In October, a trip to Hawaii aboard the Spirit should add data to the ongoing study
Ernie Lewis likes to play the cloud game, looking for familiar shapes in our puffy white neighbors overhead. While he’s contemplating whether that one resembles a dog and this one looks like a lizard, he wonders how he might capture the clouds mathematically or model them in a climate system.
A researcher at Brookhaven National Laboratory, Lewis can appreciate the aesthetic wonder of the clouds even as he would like to understand them much better than modern science currently does. Clouds are one of the most confounding variables in predicting and understanding climate.
“The ability to accurately represent clouds and cloud properties in climate models is lacking and is one of the largest gaps in our understanding,” explained Lewis.
The BNL researcher is at the beginning of coordinating an effort to understand how clouds transition from the predominantly stratocumulus versions in Los Angeles to the mostly cumulus types in Hawaii.
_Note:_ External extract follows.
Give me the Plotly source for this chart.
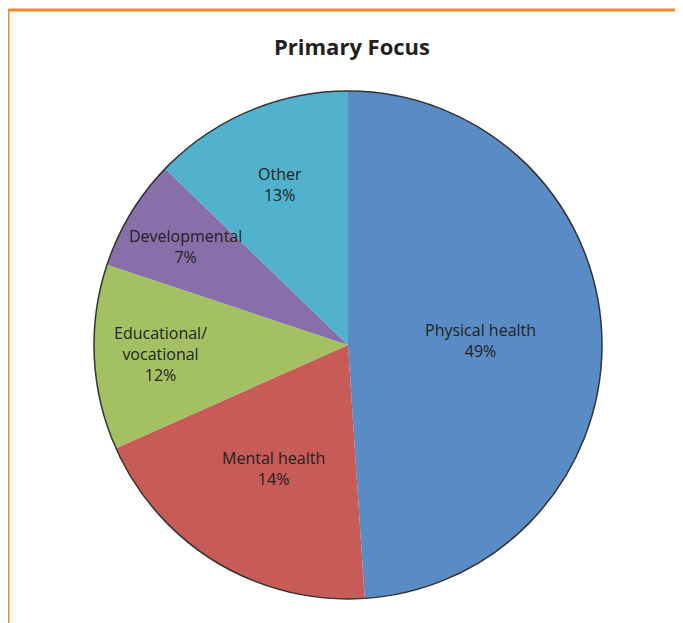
import math
import plotly.graph_objects as go

categories = ["Physical health", "Mental health", "Educational/<br>vocational", "Developmental", "Other"]
slice_values = [49.0, 19.4, 11.8, 7.1, 12.8]
printed_pct = ["49%", "14%", "12%", "7%", "13%"]
colors = ["#598BC4", "#C65B57", "#A3C162", "#886FAA", "#50B2CC"]
label_radius = [0.52, 0.57, 0.74, 0.75, 0.685]  # style: radial placement of each label

W, H = 683, 623
cx, cy, r = 340, 337, 254  # figure pixels (page is offset by 8px body margin)

dom_x = [(cx - r) / W, (cx + r) / W]
dom_y = [(H - cy - r) / H, (H - cy + r) / H]

fig = go.Figure(go.Pie(
    labels=categories,
    values=slice_values,
    textinfo="none",
    marker=dict(colors=colors, line=dict(width=0)),
    sort=False,
    direction="clockwise",
    rotation=0,
    showlegend=False,
    hoverinfo="label+value",
    domain=dict(x=dom_x, y=dom_y),
))

# labels at slice mid-angles computed from the data
total = sum(slice_values)
annotations = []
acc = 0.0
for lab, val, pct, k in zip(categories, slice_values, printed_pct, label_radius):
    mid = (acc + val / 2) / total * 2 * math.pi
    acc += val
    px = cx + k * r * math.sin(mid)
    py = cy - k * r * math.cos(mid)
    annotations.append(dict(
        x=px / W, y=1 - py / H, xref="paper", yref="paper",
        text=f"{lab}<br>{pct}", showarrow=False, xanchor="center", yanchor="middle",
        font=dict(family="Open Sans", size=16, color="#231F20"),
    ))

fig.update_layout(
    width=W, height=H,
    margin=dict(l=0, r=0, t=0, b=0),
    paper_bgcolor="white",
    title=dict(text="<b>Primary Focus</b>", x=344 / W, xanchor="center", y=1 - 39 / H, yanchor="middle",
               font=dict(family="Open Sans", size=22, color="#231F20")),
    annotations=annotations,
    shapes=[
        dict(type="rect", xref="paper", yref="paper", x0=0, x1=1.05, y0=-0.05, y1=1 - 2 / H,
             line=dict(color="#F0892A", width=3), fillcolor="rgba(0,0,0,0)"),
        dict(type="circle", xref="paper", yref="paper",
             x0=dom_x[0], x1=dom_x[1], y0=dom_y[0], y1=dom_y[1],
             line=dict(color="#333333", width=1.5)),
    ],
)

fig.write_html("out.html")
A stratocumulus cloud is white, grey or a mixture of the two and often looks thick and dark and appears in waves or sheets. Cumulus clouds, by contrast, look harmless and often have more defined boundaries and look like puffy balls of cotton.
Starting in October, a team of scientists under his direction will travel the 2,548 miles back and forth from California to Hawaii aboard the Horizon cargo ship Spirit. They will bring with them their own container of sophisticated equipment and will launch weather balloons four times a day. The balloons, which contain equipment housed in a small container Lewis said looks like a Chinese food take-out package, will send back information about the temperature, pressure and relative humidity, as well as wind speed and direction.
The scientists will use the information to figure out how clouds change along the route through the Pacific.
Scientists aboard the Spirit will coordinate their data with NASA, which is collecting information from its satellites. The team aboard the cargo ship will compare their photos of the clouds from below with what NASA satellites see from above. This will help validate NASA’s satellite retrieval.
Clouds absorb outgoing infrared radiation from the Earth’s surface, which warms the planet. At the same time, clouds scatter incoming infrared, visible and ultraviolet radiation from the sun, which cools it.
“As nearly all of Earth’s energy comes from the sun, understanding the behavior of this incoming radiation and how it is transferred is important to understanding climate,” Lewis wrote in an online update of his research. You can follow his efforts through the link: www.bnl.gov/envsci/ARM/MAGIC/updates.php).
Lewis plans to take the two-week trek aboard the Spirit in October. He will also go back and forth in December or January. Others from the project will ride in September to set up the equipment.
On a test voyage, Lewis said the accommodations are quite comfortable, and include such amenities as a weight room and a lounge with movies.
“We are grateful for Horizon Lines and to the captains and crew of the Horizon Spirit,” Lewis offered.
Lewis, who did oceanographic research through Woods Hole in Massachusetts, is especially appreciative of the size and sturdiness of the ship. When he was aboard smaller vessels in the North Atlantic, he’d get seasick, especially during Nor’easters.
Lewis put his oceanographic background to good use when he wrote a book called “Sea Salt Aerosol Production.” Steve Schwartz and Lewis described how the bubbles comprising whitecaps send seawater drops into the air. The drops evaporate and climb into the atmosphere, where some form the seeds of cloud drops.
“It’s a summary of knowledge of how these are produced,” he explained. “It’s a consolidation of the work that has been done” on these white caps.
Lewis, who lives in Calverton, looks to the skies for one of his other passions, birds. An avid birder, Lewis enjoys going to Fire Island in the fall to watch migrating raptors (i.e., predatory birds, like hawks). He also enjoys watching birds at the lab.
Lewis is married to Northeastern University Professor Laura Henderson Lewis. They commute back and forth from Boston to Long Island.
“I hope my research will lead to a better understanding of clouds and their effect on climate,” he explained.